Israel is about to launch its first attempt to land on the Moon.
The Beresheet robot is a privately funded venture that aims to land and hop across the lunar surface.
It’s a challenging prospect. Only government space agencies from the US, Russia and China have previously managed soft touchdowns.
The 1.5m-high, 585kg Beresheet will begin its mission with a ride to Earth orbit on a SpaceX Falcon 9 rocket from Cape Canaveral in Florida.
Once ejected from this vehicle, the robot will then use its British-built engine to propel itself to the Moon. The journey will take over two months to complete.
SpaceIL, the non-profit behind the project, hopes Beresheet (“In the beginning” in Hebrew) will prove an inspiration to all those who follow its progress.
“By what we’re doing and achieving with the limited resources that we have, and the limited finances we had – I think we showed the Israeli ingenuity,” said key donor and SpaceIL chairman, Morris Kahn.
“We show our initiative, and we’ve developed technology, which I think is going to be important. I think we gotta take Israel into space,” he told reporters on Monday.
Beresheet grew out of the Google Lunar XPRIZE, which offered financial incentives in 2007 to any non-government-funded team that could pull off a Moon landing.
None of the groups that entered the competition managed to meet its deadlines and the offer of prize money was withdrawn, but several of the participants did promise to keep working on their ideas, SpaceIL among them.
If the US$100m Beresheet craft can get down safely, it will take photos to send back to Earth and engage in some magnetic investigations. The targeted landing site is in a northern-hemisphere lava plain called Mare Serenitatis, where magnetic anomalies are known to exist.
The robot’s onboard magnetometer device will acquire measurements – and not just in one location, because Beresheet will, some hours after landing, hop to a new spot.
It’s planned for the robot to keep operating for about two days on the lunar surface.
The success of the mission will depend in large part on the spacecraft’s UK-sourced Leros engine.
This type of power unit, developed by Nammo in Wescott, Buckinghamshire, is normally found firing on geostationary telecommunications satellites as they lift themselves to the right part of the sky over Earth after coming off the top of a launch rocket.
But Nammo’s engineers have adapted the Leros for Beresheet, shortening its nozzle and increasing its thrust.

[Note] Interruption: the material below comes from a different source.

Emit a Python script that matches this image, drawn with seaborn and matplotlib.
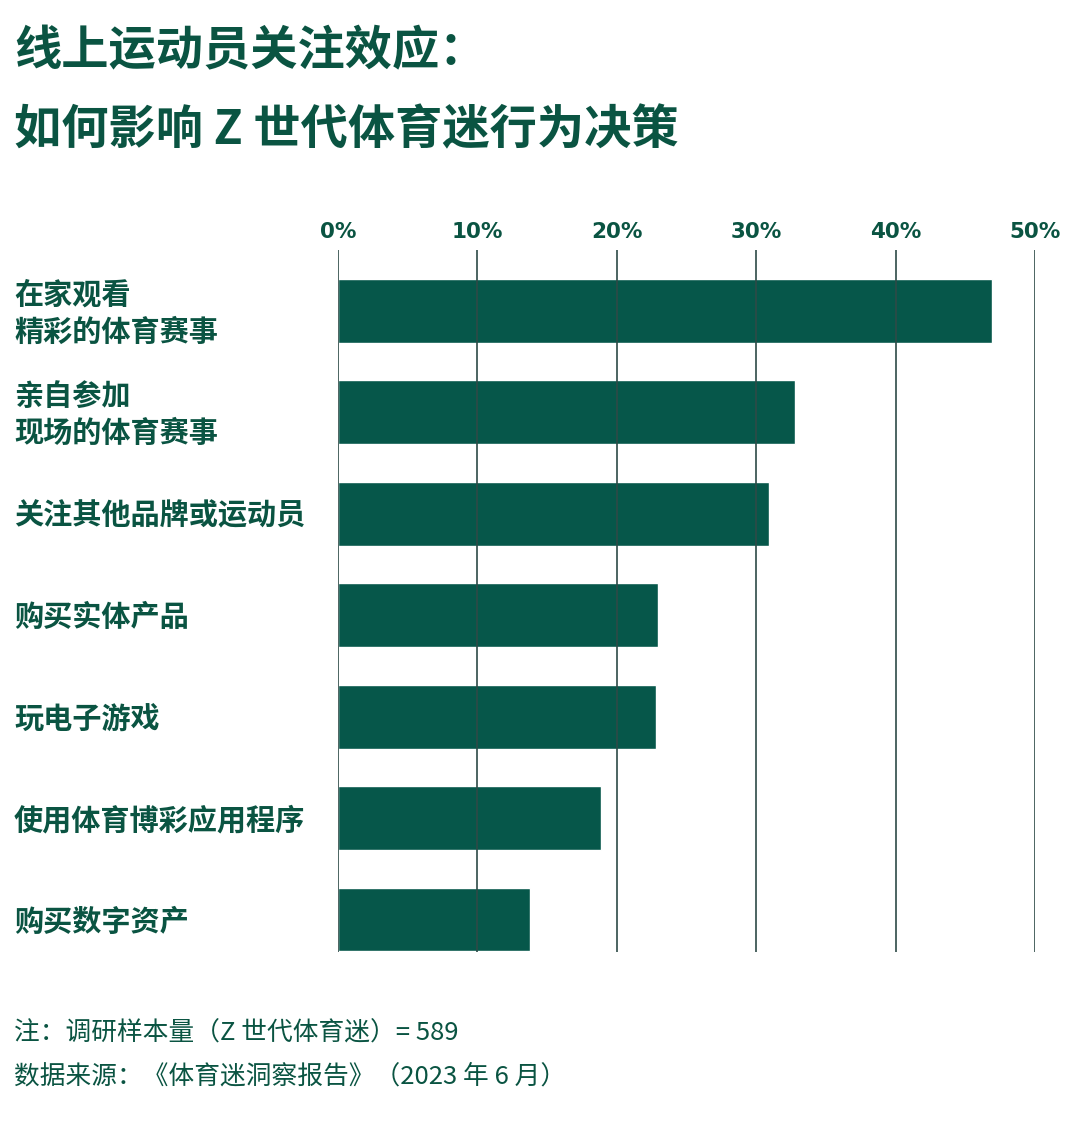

The engine will do the job of pushing the robot out to the Moon from Earth, making sure the spacecraft is captured in lunar orbit, and then taking the probe gently down to the surface. The Leros unit will also execute the 500m hop across Mare Serenitatis.

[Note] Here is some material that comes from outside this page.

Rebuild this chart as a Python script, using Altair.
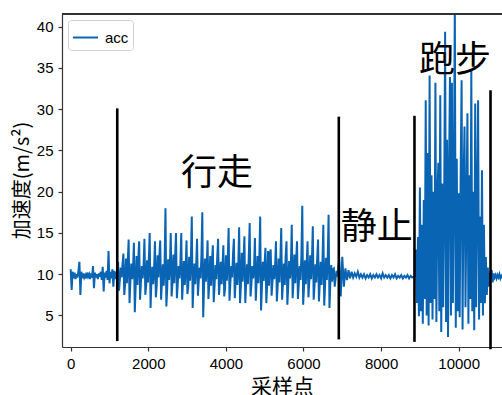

One of the attractions of the Leros is that it can handle multiple, so-called “hot re-starts”, says Nammo propulsion team leader Rob Westcott.
“Normally, when people use our engines they will start them up and leave them running for hours at a time before shutting them down for perhaps days, even weeks,” he explained.
“This gives an engine plenty of time to cool down. In this case, however, SpaceIL wanted to fire up the engine, stop it, and then fire it again after just a few seconds while it is still very hot. They need this for the landing and hopping phases.”
Whatever happens, Beresheet will go down as a pathfinder. Other privately funded lunar spacecraft are set to follow it.
Both the US and European space agencies have stated their intention to use commercial landers to deliver some of their scientific payloads to the Moon.
The lift-off of the Beresheet’s Falcon 9 from Cape Canaveral is timed for 20:45 EST, Thursday (01:45 GMT, Friday).
The robot is actually piggybacking a ride on the flight, which has the primary function of placing a new telecoms satellite in orbit for the Indonesian company Pasifik Satelit Nusantara.